Allow me, also, to defend Friedman’s prediction without endorsing or opposing his politics. That is, the logic of monetarism, however coincidental or integral it is to the libertarian beliefs of Friedman, is its own separate entity. We need not favor abolishing the licensure of doctors or the legalization of illicit drugs, two of several longstanding arguments made by Friedman and his ideological disciples, to acknowledge and accept the closest thing to an economic scientific fact: That there is global demand for and merchant recognition of bitcoins as a legitimate, alternative currency.
Communicate the Truth with Enthusiasm and Data
The responsibility, for supporters of bitcoins, is now one of communications. Our duty is to popularize this phenomenon – to explain and showcase the facts – before our opponents politicize this issue with heated rhetoric and the illogic of insults, in lieu of intelligence.
The intensity of criticism comes from those who dismiss any kind of change. Their faith, and it is nothing more than blind allegiance, is in a single paper currency, allegedly backed by the faith of the U.S. government.
Rather, it is faith by others – in us, and the U.S., to never fail to honor our debts – that would make the most fervent adherents of monotheism blush. Critics may cite history as their shield and source of credibility, but I place my faith in the universal truth of mathematics, because history does not repeat itself – patterns of behavior recycle themselves, instead – and I recognize the difference between the two. Or, as the saying (purportedly from Mark Twain) goes: “History does not repeat itself, but it does rhyme.”
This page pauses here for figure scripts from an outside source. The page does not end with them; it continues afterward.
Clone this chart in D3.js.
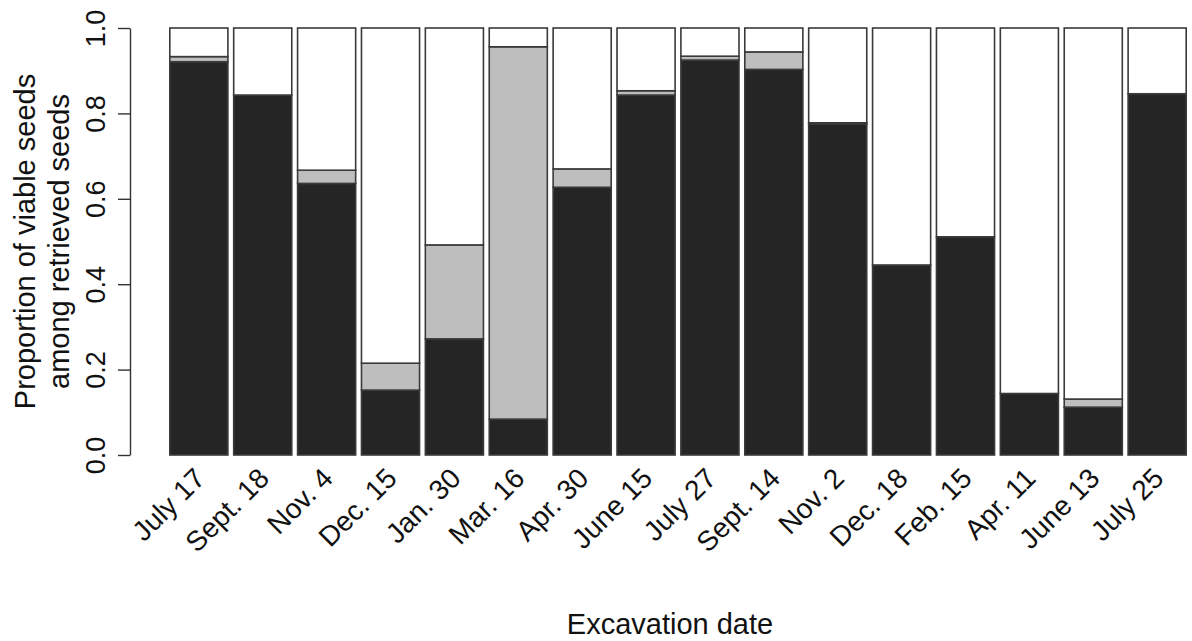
<!DOCTYPE html>
<html>
<head>
<meta charset="utf-8">
<script src="https://cdn.jsdelivr.net/npm/d3@7"></script>
<style>
  html, body { margin: 0; padding: 0; background: #fff; }
  svg { display: block; font-family: "Liberation Sans", Arial, sans-serif; }
</style>
</head>
<body>
<svg id="chart" width="1192" height="641"></svg>
<script>
// Excavation dates along the x axis
const dates = ["July 17", "Sept. 18", "Nov. 4", "Dec. 15", "Jan. 30", "Mar. 16", "Apr. 30",
  "June 15", "July 27", "Sept. 14", "Nov. 2", "Dec. 18", "Feb. 15", "Apr. 11", "June 13", "July 25"];
// Proportion of viable seeds (dark segment)
const viable = [0.921, 0.843, 0.636, 0.152, 0.272, 0.084, 0.627, 0.843, 0.925, 0.903,
  0.775, 0.445, 0.511, 0.144, 0.112, 0.846];
// Additional proportion (grey segment, stacked on top of the dark one)
const dormant = [0.012, 0.0, 0.031, 0.063, 0.220, 0.872, 0.043, 0.010, 0.009, 0.041,
  0.003, 0.0, 0.0, 0.0, 0.019, 0.0];
// Y axis ticks
const yTicks = [0, 0.2, 0.4, 0.6, 0.8, 1.0];

const svg = d3.select("#chart");
const plot = { left: 164, right: 1192, top: 28, bottom: 455 };

const x = d3.scaleBand()
  .domain(dates)
  .range([plot.left, plot.right])
  .paddingInner(0.0909)
  .paddingOuter(0.0909);

const y = d3.scaleLinear().domain([0, 1]).range([plot.bottom, plot.top]);

const rows = dates.map((d, i) => ({
  date: d,
  segs: [
    { y0: 0, y1: viable[i], fill: "#252525" },
    { y0: viable[i], y1: viable[i] + dormant[i], fill: "#bebebe" },
    { y0: viable[i] + dormant[i], y1: 1, fill: "#ffffff" }
  ].filter(s => s.y1 - s.y0 > 0)
}));

const stroke = "#3a3a3a";

const groups = svg.append("g").selectAll("g")
  .data(rows).join("g")
  .attr("transform", d => `translate(${x(d.date)},0)`);

groups.selectAll("rect")
  .data(d => d.segs).join("rect")
  .attr("x", 0)
  .attr("width", x.bandwidth())
  .attr("y", s => y(s.y1))
  .attr("height", s => y(s.y0) - y(s.y1))
  .attr("fill", s => s.fill)
  .attr("stroke", stroke)
  .attr("stroke-width", 1.6);

// Y axis
const yAxis = svg.append("g")
  .attr("transform", "translate(130,0)")
  .call(d3.axisLeft(y).tickValues(yTicks).tickFormat(d3.format(".1f")).tickSize(12).tickSizeOuter(0));
yAxis.select(".domain").attr("stroke", "#333").attr("stroke-width", 1.4);
yAxis.selectAll(".tick line").attr("stroke", "#333").attr("stroke-width", 1.4);
yAxis.selectAll(".tick text")
  .attr("font-size", 27)
  .attr("fill", "#111")
  .attr("font-family", "Liberation Sans, Arial, sans-serif")
  .attr("x", 0).attr("y", 0).attr("dy", 0)
  .attr("text-anchor", "middle")
  .attr("transform", "translate(-25,0) rotate(-90)");

// Y axis title (two lines)
const yTitle = svg.append("text")
  .attr("transform", `translate(0,${(plot.top + plot.bottom) / 2}) rotate(-90)`)
  .attr("text-anchor", "middle")
  .attr("font-size", 29)
  .attr("fill", "#111");
yTitle.append("tspan").attr("x", 0).attr("y", 35).text("Proportion of viable seeds");
yTitle.append("tspan").attr("x", 0).attr("y", 69).text("among retrieved seeds");

// X category labels, rotated 45°
svg.append("g").selectAll("text")
  .data(dates).join("text")
  .attr("transform", d => `translate(${x(d) + x.bandwidth() / 2 + 8},480) rotate(-45)`)
  .attr("text-anchor", "end")
  .attr("font-size", 28)
  .attr("fill", "#111")
  .text(d => d);

// X axis title
svg.append("text")
  .attr("x", 670)
  .attr("y", 634)
  .attr("text-anchor", "middle")
  .attr("font-size", 29)
  .attr("fill", "#111")
  .text("Excavation date");
</script>
</body>
</html>
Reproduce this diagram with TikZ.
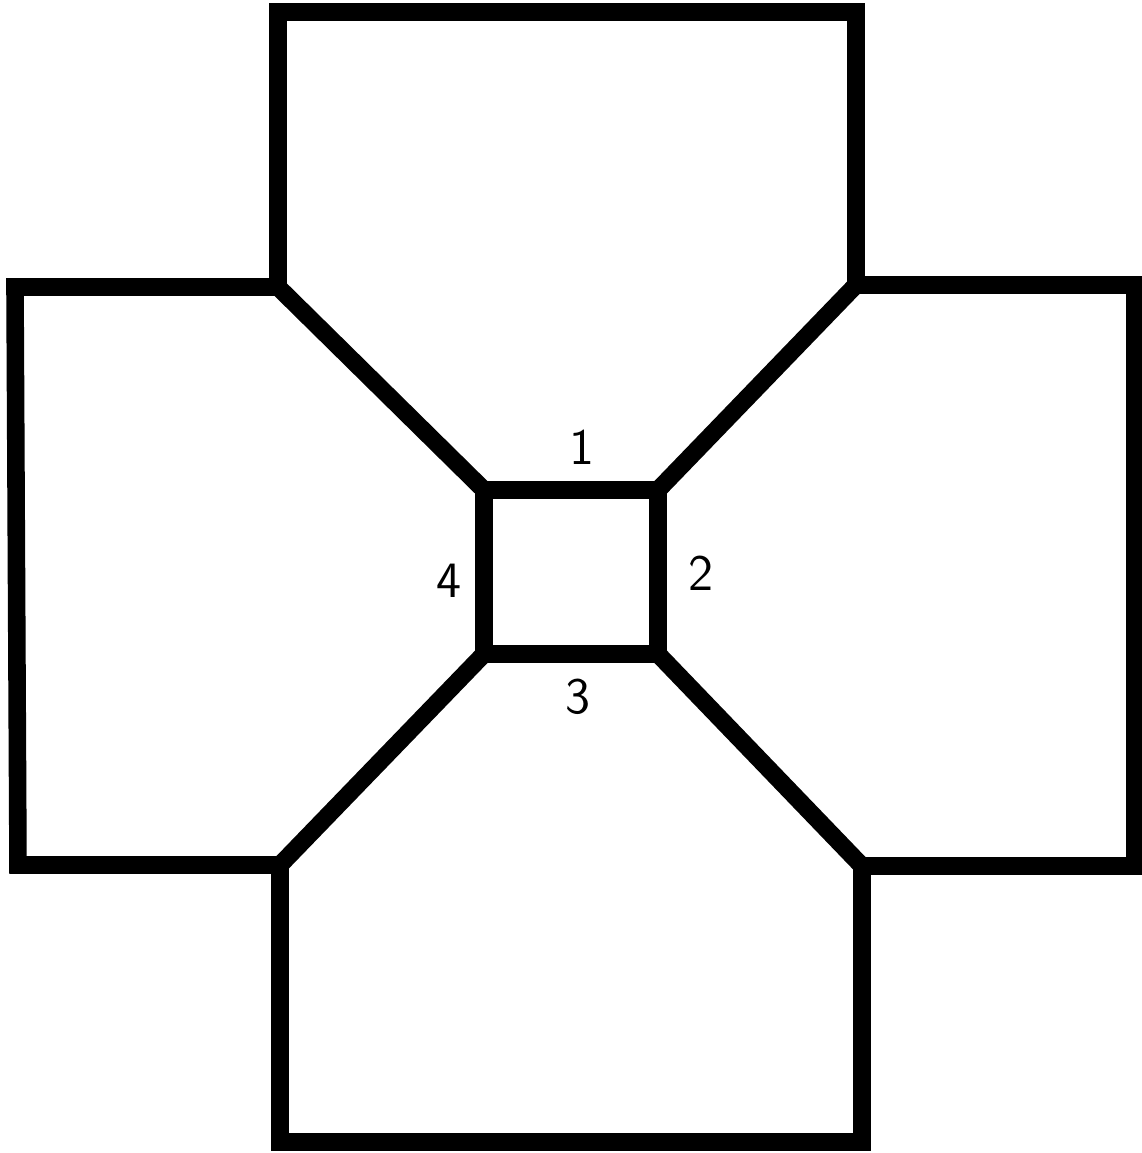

Alas, a rhyme is no substitute for rhythm — and the long continuity of numbers, measurable and eternal, transcendent of the false barriers we erect against each other. A philosophical observation on my part, to be sure, but custodianship of the greatest subsection of history we know is predictable: Mathematics.
Bitcoins is, in that regard, the intellectual heir to an esteemed branch of history and a solid trunk of science. The goal is to make that tree of knowledge grow, free of the weeds of ignorance and the pestilence of imprudence.